Oversigning morphs Big Ten recruiting

Collegian Staff Writer

With back-to-back 2-4 bowl records, the question has arisen in the last two years as to whether the Big Ten is down as a football conference.

The conference recently took a big step towards rectifying that situation.

According to Scott Chipman, Big Ten associate director of communications, the Big Ten has passed a ruling to allow teams to "oversign" on national signing day. Starting next season, teams will be able to sign more players to scholarship than were lost the previous season to graduation, which they are not currently allowed to do. Chipman said that the rule has been passed, but is still in the legislative process. The Big Ten released no further comment, and Chipman would not explain the workings of the legislative process.

Under the current system, Big Ten teams often do not have their total allowed amount of 85 scholarship players on the roster by the beginning the season because of players that failed to qualify or players that were undecided going into national signing day in February who did not sign letters of intent that they received.

The new rule will allow teams to send out a few more scholarships than they have available, assuming that by the time the season begins, enough of those players will not be on the team so that the team is still under its scholarship limit.

However, the NCAA penalizes a team two scholarships in the next recruiting class for every scholarship player that team has over its limit.

If teams oversign and there is no attrition, teams can ask their extra players to walk on, or go to other schools. Partial qualifiers, who can practice and receive financial aid but can't play in games as freshmen, can be asked to attend junior college.

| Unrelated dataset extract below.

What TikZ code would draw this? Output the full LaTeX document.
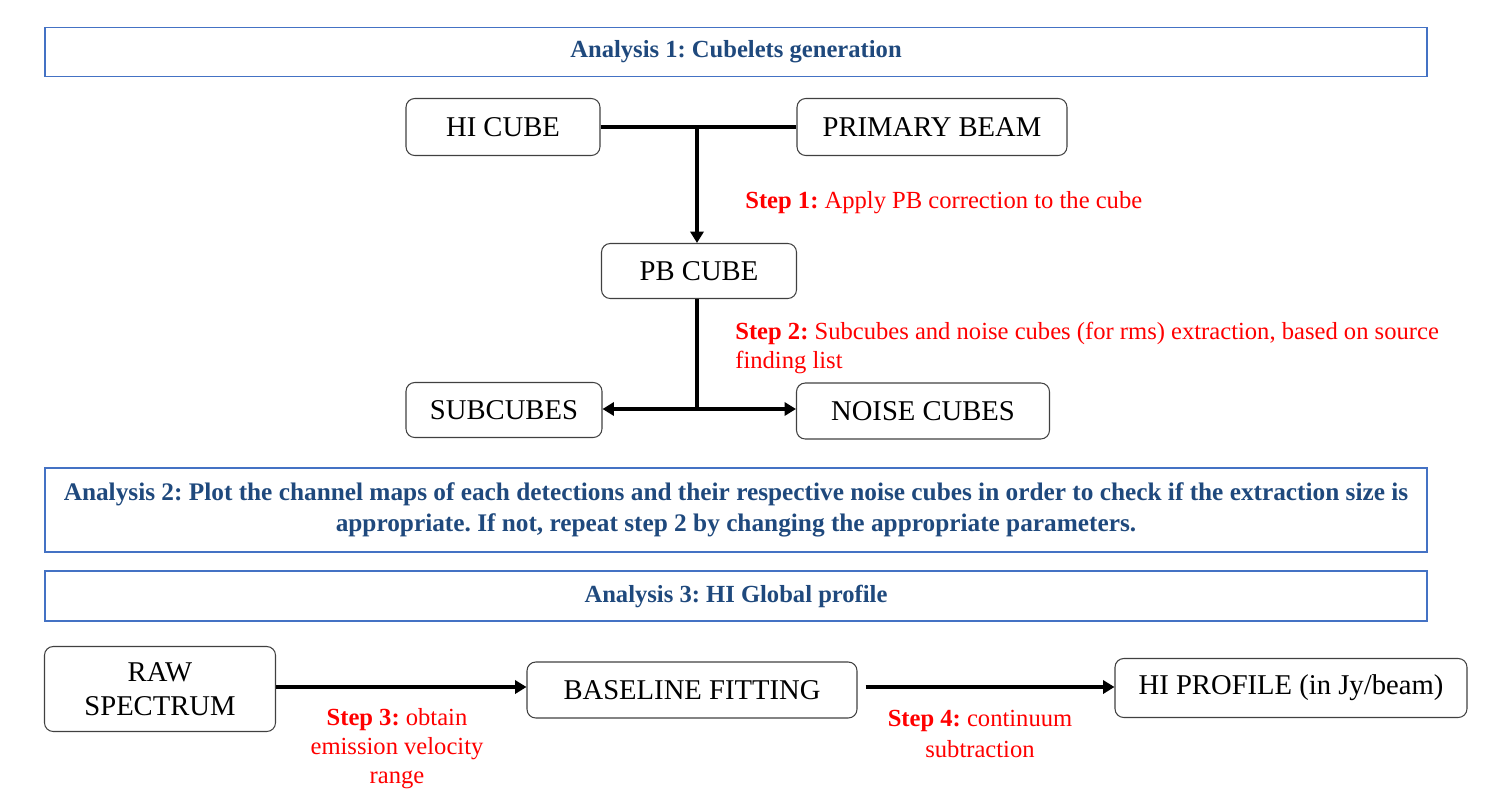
\documentclass[tikz,border=0pt]{standalone}
\usepackage{fontspec}
\setmainfont{Liberation Serif}
\usepackage{tikz}
\usetikzlibrary{arrows.meta, positioning}
\usepackage{xcolor}
\definecolor{framblue}{RGB}{68,114,196}
\definecolor{titleblue}{RGB}{31,73,125}
\definecolor{steprd}{RGB}{255,0,0}
\frenchspacing

\tikzset{
	stage/.style={draw=black!75, line width=0.6pt, rounded corners=5pt, inner sep=0pt, font=\fontsize{16.3}{19.5}\selectfont, align=center},
	analysis/.style={draw=framblue, line width=1.1pt, inner sep=0pt, text=titleblue, font=\fontsize{14}{16.5}\selectfont\bfseries, align=center},
	steptext/.style={text=steprd, font=\fontsize{14}{16.5}\selectfont, inner sep=0pt},
	flow/.style={line width=2.1pt, -{Triangle[length=6.5pt,width=7.5pt]}},
	joint/.style={line width=2.1pt}
}

\begin{document}
\begin{tikzpicture}[x=0.02cm, y=-0.02cm]
		\useasboundingbox (0,0) rectangle (1512,808);
		
		% analysis 1
		\node[analysis, minimum width=1382*0.02cm, minimum height=49*0.02cm] (ana1) at (736,52) {Analysis 1: Cubelets generation};
		
		\node[stage, minimum width=194*0.02cm, minimum height=57*0.02cm] (hicube) at (503,127) {HI CUBE};
		\node[stage, minimum width=270*0.02cm, minimum height=57*0.02cm] (pbeam) at (932,127) {PRIMARY BEAM};
		\node[stage, minimum width=195*0.02cm, minimum height=55*0.02cm] (pbcube) at (699,271) {PB CUBE};
		\node[stage, minimum width=196*0.02cm, minimum height=55*0.02cm] (subcubes) at (504,410) {SUBCUBES};
		\node[stage, minimum width=253*0.02cm, minimum height=56*0.02cm] (noisecubes) at (923,411) {NOISE CUBES};
		
		\coordinate (join1) at (697,127);
		\coordinate (join2) at (697,409);
		\draw[joint] (hicube.east) -- (pbeam.west);
		\draw[flow] (join1) -- (join1 |- pbcube.north);
		\draw[joint] (pbcube.south -| join2) -- (join2);
		\draw[flow] (join2) -- (join2 -| subcubes.east);
		\draw[flow] (join2) -- (join2 -| noisecubes.west);
		
		\node[steptext, anchor=west] (step1) at (745,203) {\textbf{Step 1:} Apply PB correction to the cube};
		\node[steptext, anchor=north west, align=left] (step2) at (735,322) {\textbf{Step 2:} Subcubes and noise cubes (for rms) extraction, based on source\\finding list};
		
		% analysis 2
		\node[analysis, minimum width=1382*0.02cm, minimum height=84*0.02cm, font=\fontsize{14.4}{16.5}\selectfont\bfseries] (ana2) at (736,510) {Analysis 2: Plot the channel maps of each detections and their respective noise cubes in order to check if the extraction size is\\[1pt]appropriate. If not, repeat step 2 by changing the appropriate parameters.};
		
		% analysis 3
		\node[analysis, minimum width=1382*0.02cm, minimum height=50*0.02cm] (ana3) at (736,596) {Analysis 3: HI Global profile};
		
		\node[stage, minimum width=231*0.02cm, minimum height=85*0.02cm] (rawspec) at (160,689) {RAW\\SPECTRUM};
		\node[stage, minimum width=330*0.02cm, minimum height=56*0.02cm] (baseline) at (692,690) {BASELINE FITTING};
		\node[stage, minimum width=352*0.02cm, minimum height=59*0.02cm] (hiprofile) at (1291,688) {HI PROFILE (in Jy/beam)};
		
		\draw[flow] (rawspec.east |- 0,687) -- (baseline.west |- 0,687);
		\draw[flow] ([xshift=8*0.02cm]baseline.east |- 0,687) -- (hiprofile.west |- 0,687);
		
		\node[steptext, align=center, anchor=north] (step3) at (397,708) {\textbf{Step 3:} obtain\\emission velocity\\range};
		\node[steptext, align=center, anchor=north] (step4) at (980,710) {\textbf{Step 4:} continuum\\[1pt]subtraction};
	\end{tikzpicture}
\end{document}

Several other conferences, including the Southeastern Conference and the Big 12, have practiced oversigning for years. According to SEC assistant commissioner Jim McCulloch, a team he would not name broke the limit three years ago, but no team has had a problem since. However, he said that the rule has allowed coaches to take chances.

"No coach knows how many of their players are going to qualify," McCulloch said. "By national signing day in February, the NCAA clearing house hasn't qualified these guys yet. If you offer 25 scholarships, and you find out only 23 of them qualify, you can't really go back out and try to get somebody because everyone's gone by then. This allows coaches to take a gamble on their qualifiers."

The cause was championed by Indiana coach Gerry DiNardo, who is in his first year at the helm for the Hoosiers. DiNardo spent four years as the head coach at Vanderbilt and five in the same position at Louisiana State, where he was able to oversign players. DiNardo and his staff introduced the legislation, and DiNardo lobbied faculty representatives.

"There's no way in most universities that you can manage your roster to be at 85 scholarships if you're not permitted to oversign and allow for no attrition," he said. "I don't know any program that has no attrition from the first Wednesday in February until the day freshman report. I think that creates a competitive disadvantage for the Big Ten as a whole in interconference play."

Other coaches also expressed their agreement with the ruling on yesterday's Big Ten teleconference.

"I think it's a positive change from the standpoint of being able to be on the same playing field with a lot of the teams in other conferences," Michigan coach Lloyd Carr said. "Especially when you look at our bowl hookup with the SEC in the Citrus and Outback Bowl, it's an important rule. I can remember going to bowl games with 77, 76 guys on scholarship against a team with 85 ... In bowl games against conferences that have an advantage of doing that, Big Ten teams were at a severe disadvantage."